S. P. Scott, The Civil Law, XVII, Cincinnati, 1932 ).
 

 
The Same Emperor to the Same Stylianus.

  I do not know why the ancient authorities, without having thoroughly considered the subject, conferred upon women the right of acting as witnesses. It was, indeed, well known, and they themselves could not fail to be aware that it was dishonorable for them to appear frequently before the eyes of men, and that those who were modest and virtuous should avoid doing so. For this reason, as I have previously stated, I do not understand why they permitted them to be called as witnesses, a privilege which resulted in their frequently being associated with great crowds of men, and holding conversation with them of a character very unbecoming to the sex. Did they think that in public matters the statements of women should be heard, when they had been admitted to give evidence as men do; like the Scythian women who We know were in the habit of arming themselves in company with their husbands, for the purpose of making war? And, in addition to the monstrous absurdity of such a practice, is it not clear that it brings about confusion of the sexes, by rendering the qualities which distinguish them common to both, and thereby causes perplexity, as well as the destruction of their distinctive attributes; for do not such customs violate the modesty and the virtue peculiar to women, who should always assemble in their own houses with decorum, and never dissolutely or familiarly? And, indeed, the power to act as witnesses in the numerous assemblies of men with which they mingle, as well as taking part in public affairs, gives them the habit of speaking more freely than they ought, and, depriving them of the morality and reserve of their sex, encourages them in the exercise of boldness and wickedness which, to some extent, is even insulting to men. For is it not an insult, and a very serious one, for women to be authorized to do something which is especially within the province of the male sex?
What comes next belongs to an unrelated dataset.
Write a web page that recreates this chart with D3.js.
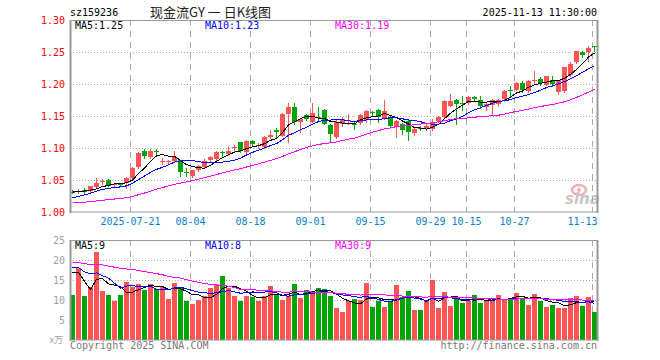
<!DOCTYPE html>
<html><head><meta charset="utf-8">
<script src="https://cdn.jsdelivr.net/npm/d3@7"></script>
<style>body{margin:0;background:#fff}svg{display:block}</style>
</head><body><svg id="c" width="660" height="360"></svg>
<script>
const dates = [
"2025-07-07","2025-07-08","2025-07-09","2025-07-10","2025-07-11","2025-07-14","2025-07-15","2025-07-16","2025-07-17","2025-07-18",
"2025-07-21","2025-07-22","2025-07-23","2025-07-24","2025-07-25","2025-07-28","2025-07-29","2025-07-30","2025-07-31","2025-08-01",
"2025-08-04","2025-08-05","2025-08-06","2025-08-07","2025-08-08","2025-08-11","2025-08-12","2025-08-13","2025-08-14","2025-08-15",
"2025-08-18","2025-08-19","2025-08-20","2025-08-21","2025-08-22","2025-08-25","2025-08-26","2025-08-27","2025-08-28","2025-08-29",
"2025-09-01","2025-09-02","2025-09-03","2025-09-04","2025-09-05","2025-09-08","2025-09-09","2025-09-10","2025-09-11","2025-09-12",
"2025-09-15","2025-09-16","2025-09-17","2025-09-18","2025-09-19","2025-09-22","2025-09-23","2025-09-24","2025-09-25","2025-09-26",
"2025-09-29","2025-09-30","2025-10-09","2025-10-10","2025-10-13","2025-10-14","2025-10-15","2025-10-16","2025-10-17","2025-10-20",
"2025-10-21","2025-10-22","2025-10-23","2025-10-24","2025-10-27","2025-10-28","2025-10-29","2025-10-30","2025-10-31","2025-11-03",
"2025-11-04","2025-11-05","2025-11-06","2025-11-07","2025-11-10","2025-11-11","2025-11-12","2025-11-13"];
const open = [1.032,1.032,1.034,1.033,1.039,1.047,1.050,1.042,1.043,1.046,
1.053,1.070,1.095,1.086,1.096,1.079,1.080,1.080,1.081,1.063,
1.056,1.066,1.071,1.081,1.083,1.094,1.090,1.100,1.109,1.094,
1.111,1.103,1.101,1.117,1.128,1.119,1.153,1.164,1.141,1.152,
1.141,1.149,1.160,1.136,1.117,1.138,1.142,1.138,1.139,1.143,
1.156,1.159,1.147,1.148,1.133,1.137,1.142,1.124,1.132,1.130,
1.129,1.142,1.149,1.166,1.175,1.170,1.170,1.180,1.175,1.164,
1.167,1.168,1.176,1.191,1.191,1.202,1.189,1.206,1.208,1.199,
1.206,1.187,1.189,1.214,1.235,1.250,1.250,1.259];
const high = [1.034,1.036,1.037,1.041,1.053,1.051,1.051,1.045,1.044,1.054,
1.070,1.093,1.099,1.098,1.099,1.084,1.081,1.095,1.082,1.068,
1.066,1.074,1.083,1.087,1.095,1.096,1.103,1.104,1.110,1.113,
1.113,1.108,1.118,1.128,1.132,1.154,1.171,1.171,1.146,1.153,
1.170,1.164,1.161,1.137,1.143,1.148,1.153,1.142,1.153,1.160,
1.158,1.161,1.175,1.150,1.144,1.139,1.143,1.132,1.135,1.137,
1.145,1.150,1.175,1.185,1.177,1.181,1.181,1.182,1.181,1.171,
1.177,1.177,1.190,1.197,1.203,1.204,1.206,1.220,1.211,1.213,
1.212,1.207,1.227,1.235,1.252,1.251,1.260,1.259];
const low = [1.029,1.029,1.029,1.032,1.038,1.044,1.040,1.041,1.040,1.038,
1.052,1.069,1.085,1.085,1.088,1.075,1.075,1.079,1.056,1.057,
1.054,1.064,1.069,1.080,1.082,1.088,1.089,1.096,1.093,1.092,
1.104,1.100,1.100,1.115,1.116,1.118,1.109,1.138,1.125,1.144,
1.140,1.143,1.137,1.109,1.116,1.135,1.137,1.130,1.138,1.141,
1.152,1.140,1.146,1.134,1.117,1.122,1.113,1.120,1.128,1.128,
1.128,1.141,1.148,1.165,1.138,1.159,1.169,1.173,1.163,1.160,
1.153,1.166,1.174,1.181,1.190,1.187,1.188,1.202,1.199,1.198,
1.197,1.184,1.188,1.213,1.233,1.242,1.236,1.251];
const close = [1.030,1.033,1.032,1.040,1.046,1.048,1.041,1.044,1.042,1.053,
1.069,1.092,1.087,1.096,1.094,1.080,1.080,1.086,1.062,1.062,
1.065,1.072,1.080,1.086,1.093,1.093,1.095,1.101,1.095,1.111,
1.106,1.105,1.117,1.121,1.125,1.153,1.164,1.141,1.145,1.145,
1.154,1.148,1.138,1.122,1.141,1.146,1.143,1.137,1.152,1.158,
1.155,1.148,1.158,1.135,1.142,1.128,1.125,1.130,1.131,1.134,
1.141,1.149,1.174,1.174,1.168,1.169,1.180,1.176,1.165,1.169,
1.175,1.175,1.189,1.189,1.202,1.190,1.205,1.207,1.201,1.212,
1.200,1.206,1.226,1.231,1.251,1.245,1.257,1.258];
const volume = [11.3,18.0,11.1,13.3,22.1,12.3,11.3,9.7,11.3,14.4,
13.2,14.1,12.6,14.1,12.8,13.3,10.3,14.3,13.3,9.7,
9.1,9.9,11.1,13.0,14.1,16.1,13.0,11.1,9.8,11.1,
10.8,9.8,11.1,13.6,11.3,10.1,10.9,14.1,10.5,12.6,
12.3,13.1,12.8,11.1,8.1,7.1,9.8,10.3,9.9,14.3,
8.3,9.8,8.3,9.6,13.8,10.8,12.3,7.6,7.6,9.8,
15.1,8.1,12.1,8.6,10.8,9.3,9.8,11.3,9.3,9.8,
9.8,11.3,10.3,10.6,11.8,10.6,8.8,11.6,9.8,8.3,
8.8,8.1,8.1,10.6,11.1,8.6,10.8,7.1];
// closes / volumes of the 29 sessions before the window (estimated from the MA lines)
const priorCloses = [1.010,1.012,1.015,1.016,1.014,1.013,1.015,1.016,1.015,1.014,
1.010,1.008,1.005,1.003,1.004,1.006,1.005,1.007,1.006,1.006,
1.008,1.010,1.013,1.016,1.018,1.026,1.030,1.033,1.036];
const priorVolumes = [18,20,19,21,17,20,18,19,20,18,
20,23,19,22,21,24,20,19,22,20,
19,21,18,20,19.5,17.2,22.4,23.5,9.4];
const tickDates = ["2025-07-21","2025-08-04","2025-08-18","2025-09-01","2025-09-15","2025-09-29","2025-10-15","2025-10-27","2025-11-13"];
const priceTicks = [1.00,1.05,1.10,1.15,1.20,1.25,1.30];
const volTicks = [5,10,15,20,25];
const maPeriods = [5,10,30];
const priceMaLabels = ["MA5:1.25","MA10:1.23","MA30:1.19"];
const volMaLabels = ["MA5:9","MA10:8","MA30:9"];
const code = "sz159236";
const title = "现金流GY 一 日K线图";
const stamp = "2025-11-13 11:30:00";

const RED = "#ff5454", GREEN = "#00a400";
const maColors = ["#000000","#0000ff","#ff00ff"];
const mono = "'DejaVu Sans Mono', monospace";
const L = 70, R = 597, PT = 20, PB = 212, VT = 240, VB = 340;

const svg = d3.select("#c");
const x = d3.scaleBand().domain(dates).range([L, R]).paddingInner(1/6).paddingOuter(0);
const y = d3.scaleLinear().domain([1.00, 1.30]).range([PB, PT]);
const yv = d3.scaleLinear().domain([0, 25]).range([VB, VT]);
const px = d => Math.round(x(d));

function ma(series, prior, n) {
  const all = prior.concat(series), off = prior.length;
  return series.map((_, i) => d3.mean(all.slice(off + i - n + 1, off + i + 1)));
}

// grids
function grid(top, bottom, hTicks, scale) {
  const g = svg.append("g");
  g.selectAll(".h").data(hTicks).join("line")
    .attr("x1", L).attr("x2", R)
    .attr("y1", d => Math.round(scale(d)) + 0.5).attr("y2", d => Math.round(scale(d)) + 0.5)
    .attr("stroke", "#aaa").attr("stroke-dasharray", "1,2");
  g.selectAll(".v").data(tickDates).join("line")
    .attr("x1", d => px(d) + 0.5).attr("x2", d => px(d) + 0.5)
    .attr("y1", top).attr("y2", bottom)
    .attr("stroke", "#aaa").attr("stroke-dasharray", "6,5");
}
grid(PT, PB, [1.05,1.10,1.15,1.20,1.25], y);
grid(VT, VB, [5,10,15,20], yv);

// sina watermark
const wm = svg.append("g").attr("opacity", 0.55);
wm.append("ellipse").attr("cx", 579).attr("cy", 190).attr("rx", 7).attr("ry", 5).attr("fill", "none").attr("stroke", "#f07070").attr("stroke-width", 2.5);
wm.append("circle").attr("cx", 579).attr("cy", 190).attr("r", 2).attr("fill", "#f07070");
wm.append("text").attr("x", 565).attr("y", 204).attr("font-family", "'DejaVu Sans', sans-serif")
  .attr("font-size", 15).attr("font-weight", "bold").attr("font-style", "italic").attr("fill", "#999").text("sina");

// candles
const idx = d3.range(dates.length);
const cg = svg.append("g").attr("shape-rendering", "crispEdges");
cg.selectAll("line").data(idx).join("line")
  .attr("x1", i => px(dates[i]) + 2.5).attr("x2", i => px(dates[i]) + 2.5)
  .attr("y1", i => Math.round(y(high[i]))).attr("y2", i => Math.round(y(low[i])) + 1)
  .attr("stroke", i => close[i] >= open[i] ? RED : GREEN);
cg.selectAll("rect").data(idx).join("rect")
  .attr("x", i => px(dates[i])).attr("width", 5)
  .attr("y", i => Math.round(y(Math.max(open[i], close[i]))))
  .attr("height", i => Math.max(1, Math.round(y(Math.min(open[i], close[i]))) - Math.round(y(Math.max(open[i], close[i])))))
  .attr("fill", i => close[i] >= open[i] ? RED : GREEN);

// volume bars
svg.append("g").attr("shape-rendering", "crispEdges").selectAll("rect").data(idx).join("rect")
  .attr("x", i => px(dates[i])).attr("width", 5)
  .attr("y", i => Math.round(yv(volume[i]))).attr("height", i => VB - Math.round(yv(volume[i])))
  .attr("fill", i => close[i] >= open[i] ? RED : GREEN);

// MA lines
function maLines(series, prior, scale) {
  maPeriods.forEach((n, k) => {
    const m = ma(series, prior, n);
    svg.append("path").datum(idx)
      .attr("d", d3.line().x(i => px(dates[i]) + 2.5).y(i => scale(m[i])))
      .attr("fill", "none").attr("stroke", maColors[k]).attr("stroke-width", 1)
      .attr("shape-rendering", "crispEdges");
  });
}
maLines(close, priorCloses, y);
maLines(volume, priorVolumes, yv);

// frames
[[PT, PB], [VT, VB]].forEach(([t, b]) => {
  svg.append("rect").attr("x", L + 0.5).attr("y", t + 0.5).attr("width", R - L).attr("height", b - t - 0.5)
    .attr("fill", "none").attr("stroke", "#999").attr("stroke-width", 1);
  [L, R].forEach(xx => svg.append("line").attr("x1", xx + 0.5).attr("x2", xx + 0.5).attr("y1", t).attr("y2", b + 1)
    .attr("stroke", "#999").attr("stroke-width", 2));
});

// axes
const ay = svg.append("g").attr("transform", `translate(${L},0)`)
  .call(d3.axisLeft(y).tickValues(priceTicks).tickFormat(d3.format(".2f")).tickSize(0).tickPadding(5));
ay.select(".domain").remove();
ay.selectAll("text").attr("fill", "#f00").attr("font-family", mono).attr("font-size", 10);

const av = svg.append("g").attr("transform", `translate(${L},0)`)
  .call(d3.axisLeft(yv).tickValues(volTicks).tickSize(0).tickPadding(5));
av.select(".domain").remove();
av.selectAll("text").attr("fill", "#a0a0a0").attr("font-family", mono).attr("font-size", 10);

const ax = svg.append("g").attr("transform", `translate(-2,${PB})`)
  .call(d3.axisBottom(x).tickValues(tickDates).tickSize(0).tickPadding(6)
    .tickFormat((d, i) => i === 0 ? d : d.slice(5)));
ax.select(".domain").remove();
ax.selectAll("text").attr("fill", "#0a80d0").attr("font-family", mono).attr("font-size", 10);
// last label would overflow the frame: right-align it to its grid line
ax.selectAll(".tick").filter(d => d === tickDates[tickDates.length - 1])
  .select("text").attr("text-anchor", "end").attr("dx", "0.5em");

// texts
const T = (xx, yy, s, fill, anchor, font, size) => svg.append("text").attr("x", xx).attr("y", yy)
  .attr("fill", fill).attr("text-anchor", anchor || "start").attr("font-family", font || mono)
  .attr("font-size", size || 10).attr("xml:space", "preserve").text(s);
T(70, 16, code, "#000");
T(150, 17, title, "#222", "start", "'Noto Sans CJK SC', sans-serif", 13);
T(597, 16, stamp, "#000", "end");
const legX = [75, 205, 335];
priceMaLabels.forEach((s, k) => T(legX[k], 29, s, maColors[k]));
volMaLabels.forEach((s, k) => T(legX[k], 249, s, maColors[k]));
T(63, 343, "x万", "#a0a0a0", "end", "'Noto Sans CJK SC', sans-serif", 9);
T(70, 349, "Copyright 2025 SINA.COM", "#777");
T(597, 349, "http://finance.sina.com.cn", "#777", "end");
</script></body></html>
Wherefore, with a view to reforming not only the errors of custom, but also of law, We hereby deprive them of the power of acting as witnesses, and by this constitution forbid them to be called to witness contracts under any circumstances. But, so far as matters in which they are exclusively interested are concerned, and when men cannot act as witnesses, as, for instance, in confinements, and other things where only women are allowed to be present, they can give testimony as to what is exclusively their own, and which should be concealed from the eyes of men.